* Your task
Begin with the line holding "Rebuild this diagram", end with the line holding "minimum width=39.4mm, minimum", and repeat every line in between exactly, without pictures.

** BEGIN Data supplied **

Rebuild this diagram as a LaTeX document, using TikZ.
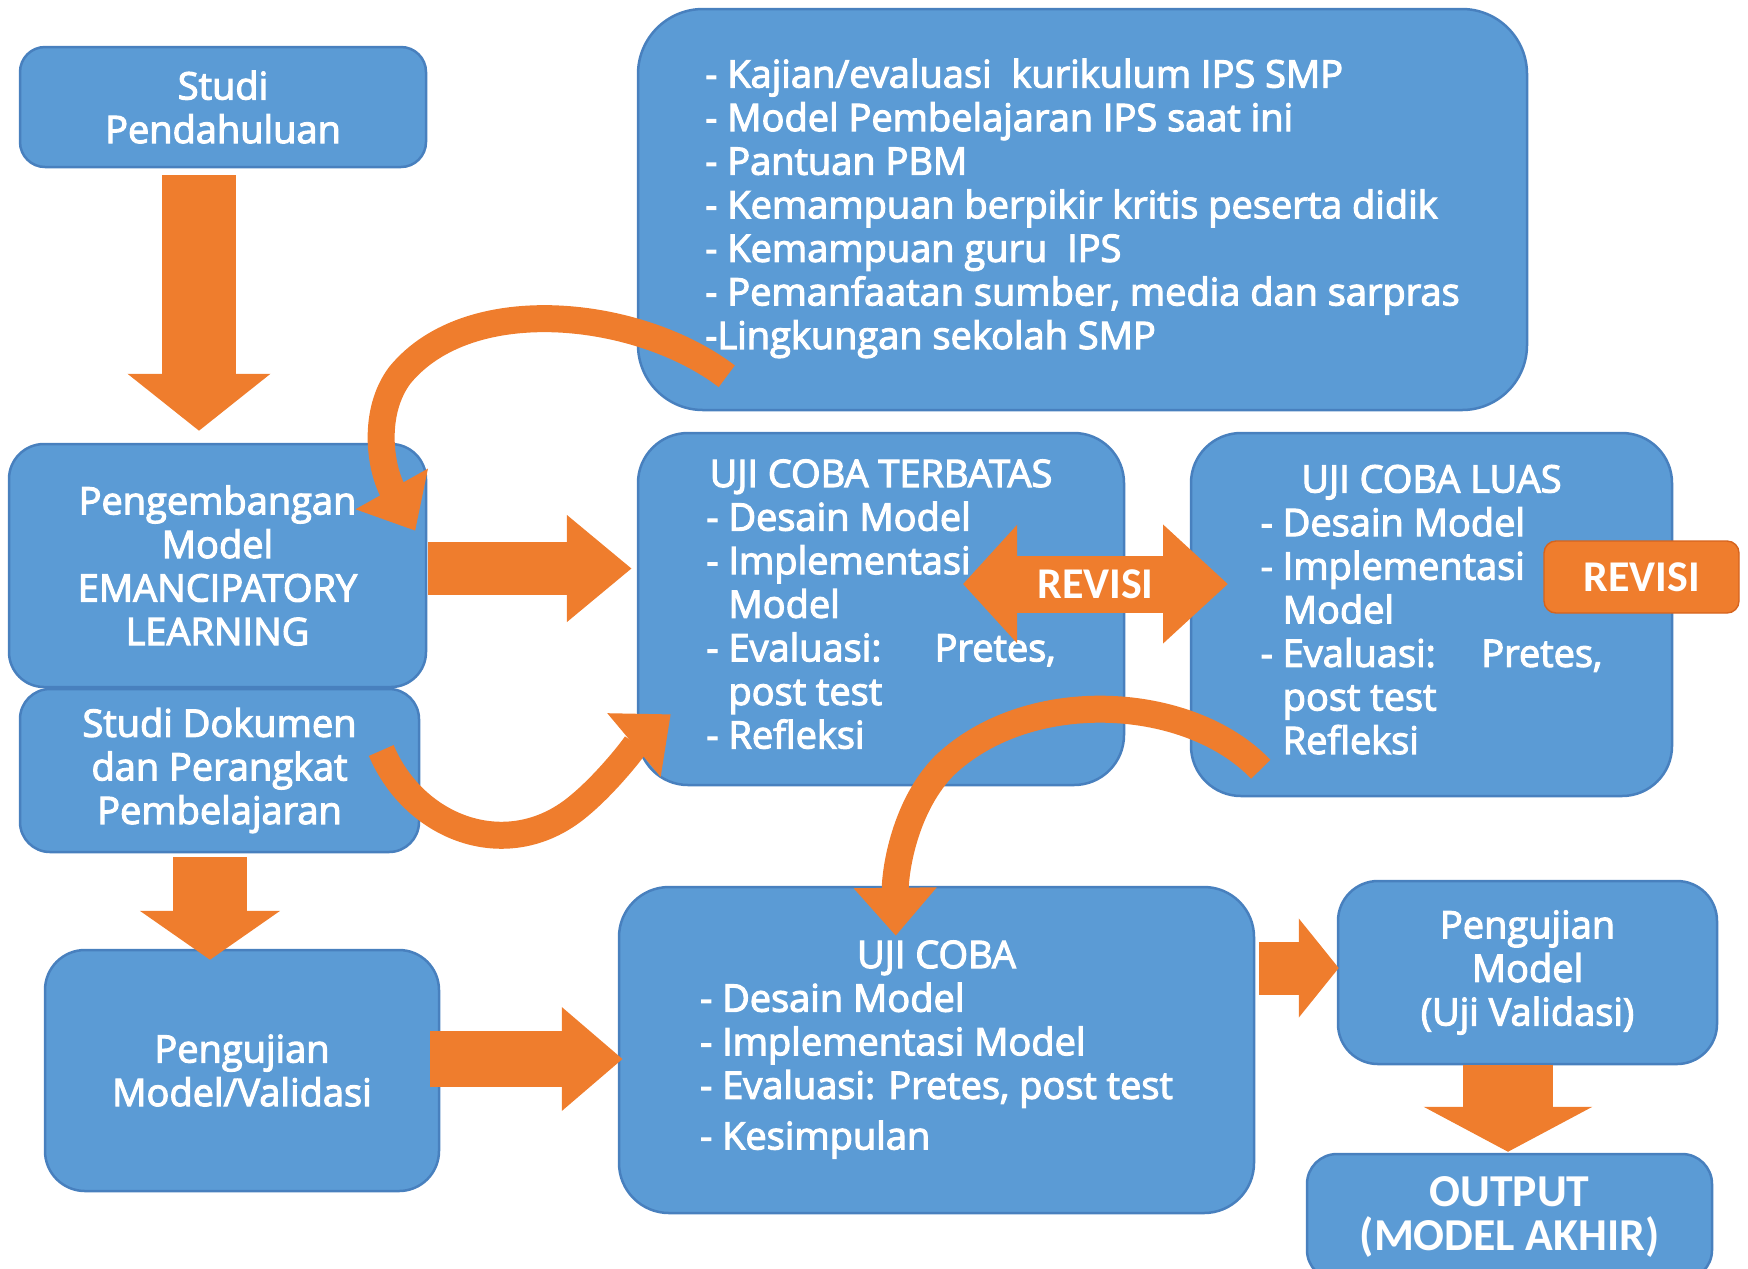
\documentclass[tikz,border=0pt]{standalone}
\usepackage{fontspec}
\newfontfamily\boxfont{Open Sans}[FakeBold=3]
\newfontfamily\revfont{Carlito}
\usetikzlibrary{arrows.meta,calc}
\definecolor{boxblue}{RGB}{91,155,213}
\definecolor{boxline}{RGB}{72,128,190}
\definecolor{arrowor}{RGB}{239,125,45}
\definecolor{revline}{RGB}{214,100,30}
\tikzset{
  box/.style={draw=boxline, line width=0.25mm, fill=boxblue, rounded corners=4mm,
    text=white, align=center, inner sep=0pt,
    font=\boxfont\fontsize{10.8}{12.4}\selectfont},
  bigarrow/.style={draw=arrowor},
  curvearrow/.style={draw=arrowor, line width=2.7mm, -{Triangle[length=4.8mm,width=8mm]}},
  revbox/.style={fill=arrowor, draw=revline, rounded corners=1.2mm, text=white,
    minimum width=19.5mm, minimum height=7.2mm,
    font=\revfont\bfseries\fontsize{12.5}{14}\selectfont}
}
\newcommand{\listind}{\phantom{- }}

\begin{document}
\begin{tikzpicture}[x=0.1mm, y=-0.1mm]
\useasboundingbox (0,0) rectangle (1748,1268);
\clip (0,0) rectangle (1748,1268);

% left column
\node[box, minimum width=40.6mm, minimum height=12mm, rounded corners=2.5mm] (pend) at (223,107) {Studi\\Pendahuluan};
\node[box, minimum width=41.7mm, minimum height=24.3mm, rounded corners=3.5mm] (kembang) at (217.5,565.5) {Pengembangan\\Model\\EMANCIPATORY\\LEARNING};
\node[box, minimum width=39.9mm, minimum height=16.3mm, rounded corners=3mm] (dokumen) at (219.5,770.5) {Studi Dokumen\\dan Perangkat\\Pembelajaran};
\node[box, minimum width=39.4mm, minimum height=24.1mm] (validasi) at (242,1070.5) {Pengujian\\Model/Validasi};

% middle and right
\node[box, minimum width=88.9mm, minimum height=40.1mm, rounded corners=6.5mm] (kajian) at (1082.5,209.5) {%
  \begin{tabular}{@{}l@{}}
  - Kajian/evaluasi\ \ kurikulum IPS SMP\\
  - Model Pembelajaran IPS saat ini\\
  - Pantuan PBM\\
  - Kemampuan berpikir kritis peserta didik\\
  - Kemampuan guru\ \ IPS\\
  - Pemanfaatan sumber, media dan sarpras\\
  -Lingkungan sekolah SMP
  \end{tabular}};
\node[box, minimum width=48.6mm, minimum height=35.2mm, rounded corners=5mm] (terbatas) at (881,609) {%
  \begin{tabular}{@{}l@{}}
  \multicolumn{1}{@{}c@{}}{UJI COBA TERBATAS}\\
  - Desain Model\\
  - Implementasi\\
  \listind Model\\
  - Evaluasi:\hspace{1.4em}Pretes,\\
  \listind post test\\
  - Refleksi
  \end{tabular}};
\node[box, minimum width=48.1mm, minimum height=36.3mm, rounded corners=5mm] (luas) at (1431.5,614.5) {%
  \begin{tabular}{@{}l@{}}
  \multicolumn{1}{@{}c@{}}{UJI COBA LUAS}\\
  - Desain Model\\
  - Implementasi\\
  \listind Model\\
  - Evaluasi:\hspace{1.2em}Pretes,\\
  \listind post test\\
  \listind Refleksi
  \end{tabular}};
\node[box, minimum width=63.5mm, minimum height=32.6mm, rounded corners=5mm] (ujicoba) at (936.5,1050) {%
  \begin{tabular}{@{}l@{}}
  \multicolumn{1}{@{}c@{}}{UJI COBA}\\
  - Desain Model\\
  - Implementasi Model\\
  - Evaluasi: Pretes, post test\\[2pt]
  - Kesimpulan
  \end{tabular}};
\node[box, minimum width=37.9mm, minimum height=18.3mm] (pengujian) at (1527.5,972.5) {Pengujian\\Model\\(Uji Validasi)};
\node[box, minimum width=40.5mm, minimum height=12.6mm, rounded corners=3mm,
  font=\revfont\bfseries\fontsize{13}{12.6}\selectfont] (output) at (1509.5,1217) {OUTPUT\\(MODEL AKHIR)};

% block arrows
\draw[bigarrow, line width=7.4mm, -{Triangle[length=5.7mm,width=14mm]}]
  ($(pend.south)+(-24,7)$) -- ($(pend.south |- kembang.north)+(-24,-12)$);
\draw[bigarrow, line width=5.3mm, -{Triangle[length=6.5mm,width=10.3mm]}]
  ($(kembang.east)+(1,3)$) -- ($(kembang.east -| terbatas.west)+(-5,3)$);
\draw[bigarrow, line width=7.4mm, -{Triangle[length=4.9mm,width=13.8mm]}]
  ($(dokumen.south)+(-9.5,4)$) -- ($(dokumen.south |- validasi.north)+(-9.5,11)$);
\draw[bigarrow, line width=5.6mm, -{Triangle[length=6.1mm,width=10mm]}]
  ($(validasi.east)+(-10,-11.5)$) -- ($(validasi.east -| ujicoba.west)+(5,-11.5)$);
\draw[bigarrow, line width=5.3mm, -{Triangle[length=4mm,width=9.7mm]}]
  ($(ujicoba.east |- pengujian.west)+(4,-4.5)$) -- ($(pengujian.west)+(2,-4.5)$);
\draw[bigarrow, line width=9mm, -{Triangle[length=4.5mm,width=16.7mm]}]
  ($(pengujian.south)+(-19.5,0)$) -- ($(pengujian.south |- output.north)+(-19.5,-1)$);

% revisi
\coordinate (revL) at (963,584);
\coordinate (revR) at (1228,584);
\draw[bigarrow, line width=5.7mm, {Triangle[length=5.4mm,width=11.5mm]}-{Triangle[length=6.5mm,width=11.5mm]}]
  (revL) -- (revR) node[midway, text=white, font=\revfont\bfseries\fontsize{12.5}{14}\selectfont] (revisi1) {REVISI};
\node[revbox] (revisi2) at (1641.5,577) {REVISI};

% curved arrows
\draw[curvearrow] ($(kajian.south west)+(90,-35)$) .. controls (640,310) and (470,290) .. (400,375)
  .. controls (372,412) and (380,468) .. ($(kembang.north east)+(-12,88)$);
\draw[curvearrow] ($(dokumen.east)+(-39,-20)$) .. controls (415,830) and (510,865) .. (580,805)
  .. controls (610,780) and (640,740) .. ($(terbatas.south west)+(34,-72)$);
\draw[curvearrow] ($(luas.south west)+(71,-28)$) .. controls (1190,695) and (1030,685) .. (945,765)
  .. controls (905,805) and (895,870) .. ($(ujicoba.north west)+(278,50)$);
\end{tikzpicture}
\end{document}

** END Data supplied **
** BEGIN Data supplied **

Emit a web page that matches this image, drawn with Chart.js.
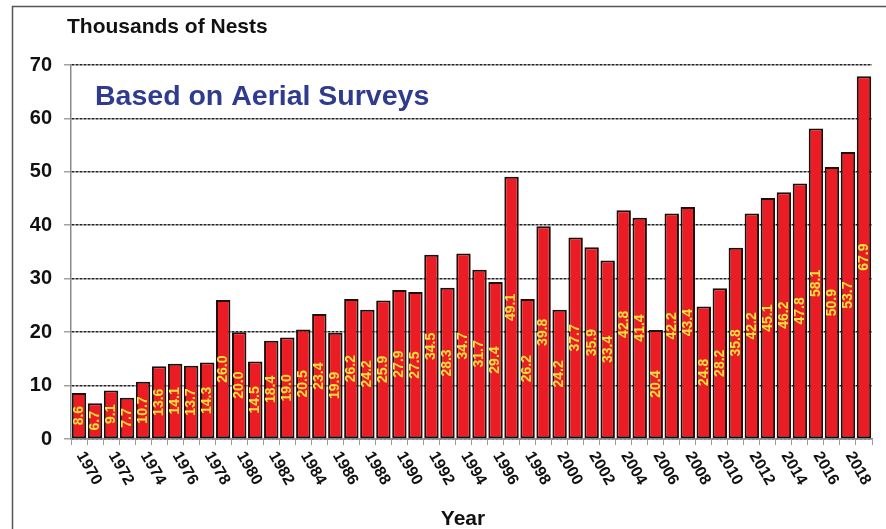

** END Data supplied **
** BEGIN Data supplied **

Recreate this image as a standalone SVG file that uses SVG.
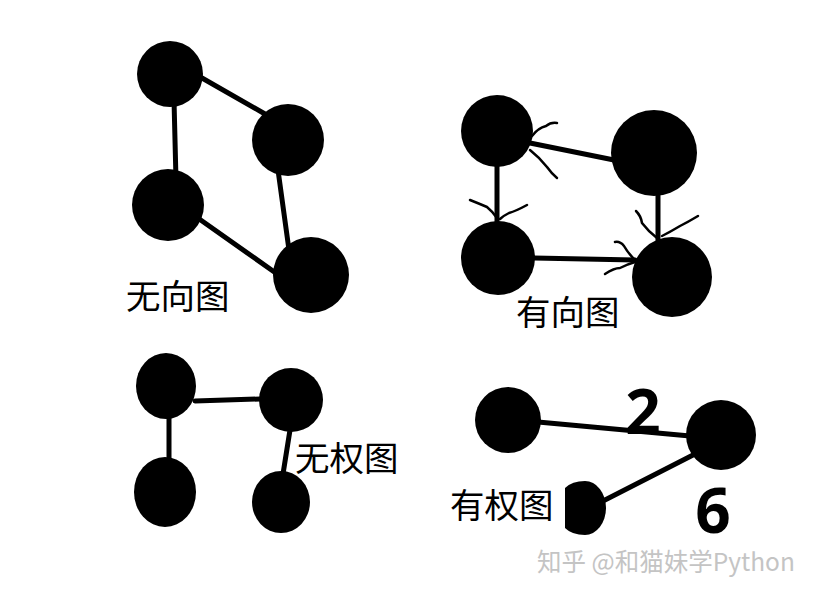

** END Data supplied **

* Complete answer
Rebuild this diagram as a LaTeX document, using TikZ.
\documentclass[tikz,border=0pt]{standalone}
\usepackage{fontspec}
\newfontfamily\boxfont{Open Sans}[FakeBold=3]
\newfontfamily\revfont{Carlito}
\usetikzlibrary{arrows.meta,calc}
\definecolor{boxblue}{RGB}{91,155,213}
\definecolor{boxline}{RGB}{72,128,190}
\definecolor{arrowor}{RGB}{239,125,45}
\definecolor{revline}{RGB}{214,100,30}
\tikzset{
  box/.style={draw=boxline, line width=0.25mm, fill=boxblue, rounded corners=4mm,
    text=white, align=center, inner sep=0pt,
    font=\boxfont\fontsize{10.8}{12.4}\selectfont},
  bigarrow/.style={draw=arrowor},
  curvearrow/.style={draw=arrowor, line width=2.7mm, -{Triangle[length=4.8mm,width=8mm]}},
  revbox/.style={fill=arrowor, draw=revline, rounded corners=1.2mm, text=white,
    minimum width=19.5mm, minimum height=7.2mm,
    font=\revfont\bfseries\fontsize{12.5}{14}\selectfont}
}
\newcommand{\listind}{\phantom{- }}

\begin{document}
\begin{tikzpicture}[x=0.1mm, y=-0.1mm]
\useasboundingbox (0,0) rectangle (1748,1268);
\clip (0,0) rectangle (1748,1268);

% left column
\node[box, minimum width=40.6mm, minimum height=12mm, rounded corners=2.5mm] (pend) at (223,107) {Studi\\Pendahuluan};
\node[box, minimum width=41.7mm, minimum height=24.3mm, rounded corners=3.5mm] (kembang) at (217.5,565.5) {Pengembangan\\Model\\EMANCIPATORY\\LEARNING};
\node[box, minimum width=39.9mm, minimum height=16.3mm, rounded corners=3mm] (dokumen) at (219.5,770.5) {Studi Dokumen\\dan Perangkat\\Pembelajaran};
\node[box, minimum width=39.4mm, minimum height=24.1mm] (validasi) at (242,1070.5) {Pengujian\\Model/Validasi};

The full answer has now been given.